Oak Mountain expands missions

Only so many mattresses, dressers, piles of books and shelves of food can fit into 5,000 square feet.

Roddy Cooper said he knows that because many times God has been faithful enough to supply Oak Mountain Missions with more donations than its current warehouse can handle.

“It’s like feast to famine. Some days you can come in there ,and we’ve got sofas stacked on top of each other,” Cooper said. “Right now we’ve got 30 beds stored at Christian services.”

The organization broke ground Sept. 8 on a new 10,000 square-foot building – double the mission’s current space.

Cooper said the last thing he wanted to see was the organization not reaching enough people because it didn’t have enough space.

From January to June alone this year, the mission serviced 1,337 clients. One of those clients was Linda Kathy who has been raising her three grandkids, ages 5 months, 5 and 8, off the money she receives from a disability check. Kathy said she heard about the organization through Asbury Church in 2005.

“That place has been a miracle for me and my kids,” Kathy said. “I got a washer and dryer, diapers, clothes for my kids, a couch. We was right at the bottom and probably would have ended up in a shelter if it weren’t for Oak Mountain Missions.”

Sheiley Reid said the ministry rushed to her aid earlier this year by providing her with a vehicle.

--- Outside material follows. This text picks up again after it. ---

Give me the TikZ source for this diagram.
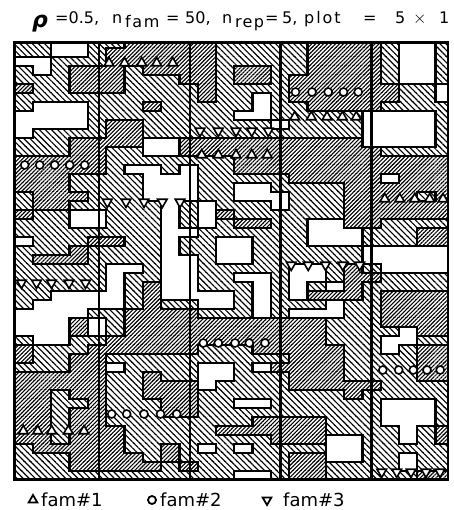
\documentclass[tikz,border=0pt]{standalone}
\usepackage{fontspec}
\setmainfont{DejaVu Sans}
\usepackage{tikz}
\usetikzlibrary{patterns.meta,shapes.geometric}

% soil map, one string per row of cells (0 = blank, 1 = medium, 2 = high)
\makeatletter
\newcount\soilrow \newcount\soilcol
\newcommand\soilline[1]{\global\soilcol=0 \soil@cells#1\@nil\global\advance\soilrow by 1 }
\def\soil@cells#1{\ifx#1\@nil\else
  \expandafter\xdef\csname soil@\the\soilrow @\the\soilcol\endcsname{#1}%
  \global\advance\soilcol by 1 \expandafter\soil@cells\fi}
\newcommand\soil[2]{\csname soil@#1@#2\endcsname}
\makeatother

\soilline{110011222221111122221001}
\soilline{110012222221111122221001}
\soilline{001112222221111122221001}
\soilline{101222122221221122221001}
\soilline{111222111221221222221001}
\soilline{211222111121111222222110}
\soilline{111111111121101222222110}
\soilline{100011121111101122221111}
\soilline{000011111111001111100001}
\soilline{000012211111110111100001}
\soilline{011112211111111111100001}
\soilline{111222200222222222200001}
\soilline{111221100222222222221111}
\soilline{222221111111222222222222}
\soilline{222221001011222222222222}
\soilline{222111100011111222220222}
\soilline{222111100011001111222222}
\soilline{122211100011000111222212}
\soilline{122111110101110111222222}
\soilline{211001110102111111222222}
\soilline{111001110101221100221111}
\soilline{111111110011111100011122}
\soilline{011122110110011100011122}
\soilline{111211110110011111100000}
\soilline{122211110010011111100000}
\soilline{111110010011111001210000}
\soilline{111110110011001001221111}
\soilline{111110120011101010211111}
\soilline{110000120000101022212222}
\soilline{100000121100101110112222}
\soilline{000011222211101000112222}
\soilline{000201222222222221112222}
\soilline{000201222222222221111022}
\soilline{100112222222222221110011}
\soilline{211122222211122222110122}
\soilline{211221111111111222111122}
\soilline{111220111100102222111122}
\soilline{222221121100111222111122}
\soilline{222221122201111222221111}
\soilline{221221122211111111211111}
\soilline{221121112211001111110001}
\soilline{221221112211111111110001}
\soilline{221221111111122221110001}
\soilline{221222111112222221111012}
\soilline{221222111111112220011012}
\soilline{122222112101011110011111}
\soilline{111222212111111220011011}
\soilline{111222221211111221111011}
\soilline{111111111111001221111122}

\begin{document}
\begin{tikzpicture}[x=1pt, y=-1pt,
  every node/.style={inner sep=0pt},
  midsoil/.style={pattern={Lines[angle=-45,distance=4.3pt,line width=1.15pt]}},
  highsoil/.style={pattern={Lines[angle=45,distance=2.8pt,line width=1.1pt]}},
  edge/.style={line width=2.3pt, line cap=rect},
  blockline/.style={line width=2.1pt},
  frame/.style={line width=2.6pt},
  famone/.style={draw, line width=1.6pt, fill=white, regular polygon,
                 regular polygon sides=3, minimum size=11pt},
  famthree/.style={famone, shape border rotate=180},
  famtwo/.style={draw, line width=1.6pt, fill=white, circle, minimum size=8pt},
  title/.style={anchor=base west, font=\fontsize{16}{16}\selectfont},
  legend/.style={anchor=base west, font=\fontsize{18}{18}\selectfont},
]
\useasboundingbox (0,0) rectangle (453,510);

% Field: hatched cells and the outlines between classes
\begin{scope}
\clip (14.7,42.5) rectangle (448,479.7);
\foreach \r in {0,...,48}{
  \foreach \c in {0,...,23}{
    \ifnum\soil{\r}{\c}=1 \fill[midsoil] ({14.7+18.3*\c},{38.7+9*\r}) rectangle ++(18.3,9);\fi
    \ifnum\soil{\r}{\c}=2 \fill[highsoil] ({14.7+18.3*\c},{38.7+9*\r}) rectangle ++(18.3,9);\fi
  }
}
\foreach \r in {0,...,48}{
  \foreach \c [evaluate=\c as \cn using int(\c+1)] in {0,...,22}{
    \ifnum\soil{\r}{\c}=\soil{\r}{\cn}\relax\else
      \draw[edge] ({14.7+18.3*\cn},{38.7+9*\r}) -- ++(0,9);
    \fi
  }
}
\foreach \r [evaluate=\r as \rn using int(\r+1)] in {0,...,47}{
  \foreach \c in {0,...,23}{
    \ifnum\soil{\r}{\c}=\soil{\rn}{\c}\relax\else
      \draw[edge] ({14.7+18.3*\c},{38.7+9*\rn}) -- ++(18.3,0);
    \fi
  }
}
\end{scope}

% Blocks (replicates) and frame
\foreach \x in {99,190,280.5,371.5}
  \draw[blockline] (\x,42.5) -- (\x,479.7);
\draw[frame] (14.7,42.5) rectangle (448,479.7);

% Rep 1
\foreach \x [count=\k] in {24.7,39.7,54.7,69.7,84.7}
  \node[famtwo] (rA-two-\k) at (\x,165) {};
\foreach \x [count=\k] in {21.5,36.5,51.5,69,85.5}
  \node[famthree] (rA-three-\k) at (\x,283) {};
\foreach \x [count=\k] in {23.3,37.7,51.7,68.3,84}
  \node[famone] (rA-one-\k) at (\x,431) {};

% Rep 2
\foreach \x [count=\k] in {109,124.5,141.7,156.7,172.7}
  \node[famone] (rB-one-\k) at (\x,63) {};
\foreach \x [count=\k] in {107.3,126,144,162.3,180}
  \node[famthree] (rB-three-\k) at (\x,202) {};
\foreach \x [count=\k] in {111.7,126.7,144,160.5,176.7}
  \node[famtwo] (rB-two-\k) at (\x,414) {};

% Rep 3
\foreach \x [count=\k] in {200,218.3,236,251.7,268.3}
  \node[famthree] (rC-three-\k) at (\x,131) {};
\foreach \x [count=\k] in {201.7,218.3,236,251.7,267.3}
  \node[famone] (rC-one-\k) at (\x,155) {};
\foreach \x [count=\k] in {203.3,218.3,235,249.3,265}
  \node[famtwo] (rC-two-\k) at (\x,343) {};

% Rep 4
\foreach \x [count=\k] in {295.5,312,328.2,343.5,358.2}
  \node[famtwo] (rD-two-\k) at (\x,92) {};
\foreach \x [count=\k] in {294.7,311.3,327,342.3,356.3}
  \node[famone] (rD-one-\k) at (\x,117) {};
\foreach \x [count=\k] in {291.2,308.2,325.5,342.7,359.7}
  \node[famthree] (rD-three-\k) at (\x,265) {};

% Rep 5
\foreach \x [count=\k] in {384.7,399.7,414.7,429.7,443}
  \node[famone] (rE-one-\k) at (\x,199) {};
\foreach \x [count=\k] in {382.8,398.7,413.3,427,440.2}
  \node[famtwo] (rE-two-\k) at (\x,370) {};
\foreach \x [count=\k] in {381.7,396.7,411,426,440}
  \node[famthree] (rE-three-\k) at (\x,472) {};

% Title
\node[title, font=\fontsize{22}{22}\selectfont\bfseries\itshape] (rho) at (32,28) {ρ};
\node[title] (rhoval) at (55,23.5) {=0.5,};
\node[title] (nfam) at (112,23.5) {n};
\node[title, font=\fontsize{16}{16}\selectfont\addfontfeature{LetterSpace=10}] (nfamsub) at (125,28) {fam};
\node[title] (nfameq) at (166,23.5) {=};
\node[title] (nfamval) at (185,23.5) {50,};
\node[title] (nrep) at (222,23.5) {n};
\node[title, font=\fontsize{16}{16}\selectfont\addfontfeature{LetterSpace=8}] (nrepsub) at (235,28) {rep};
\node[title] (nrepeq) at (265,23.5) {=};
\node[title] (nrepval) at (282,23.5) {5,};
\node[title, font=\fontsize{16}{16}\selectfont\addfontfeature{LetterSpace=12}] (plot) at (304,23.5) {plot};
\node[title] (ploteq) at (363,23.5) {=};
\node[title] (plotfive) at (395,23.5) {5};
\node[title] (plottimes) at (413,23.5) {$\times$};
\node[title] (plotone) at (439,23.5) {1};

% Legend
\node[famone, line width=1.8pt, minimum size=10pt] (legone) at (33,500) {};
\node[legend] (legonetext) at (41,506) {fam\#1};
\node[famtwo, line width=1.8pt] (legtwo) at (152,500) {};
\node[legend] (legtwotext) at (160,506) {fam\#2};
\node[famthree, line width=1.8pt, minimum size=10pt] (legthree) at (267,500) {};
\node[legend] (legthreetext) at (283,506) {fam\#3};

\end{tikzpicture}
\end{document}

“I needed a car because both of my sons have asthma and might have to go to the hospital at the drop of a hat if it flares up. I called my social worker who referred me to Oak Mountain Missions,” Reid said. “Oh my gosh, it might have been only two weeks later that he called and said we’ve got you a car –– it was such a blessing.”

Oak Mountain Mission Ministries incorporated in 2001 with the purpose of providing food, clothing, household items, furniture and limited financial assistance to those who really needed it.

“This thing started just feeding grain to deer,” Cooper said of the group’s humble beginnings. “God has taken it a lot further than I ever imagined it. It’s all about Jesus Christ and showing the love and compassion that he has showed us. To me that’s what Oak Mountain Missions is all about, and I hope it continues to be.”

The mission plans to cut the ribbon on its new facility by spring of next year. It’s annual fundraiser Harvest of Hope is scheduled for Sept. 17. The luncheon will feature speaker Jeremiah Castille, founder and director of Castille Ministries and chaplain of the University of Alabama football team. Oak Mountain Missions hopes to raise $120,000 from the event. All of that money will go toward gas for trucks, financial assistants for clients who can’t pay rent or their electric bill and for food when the pantry gets low.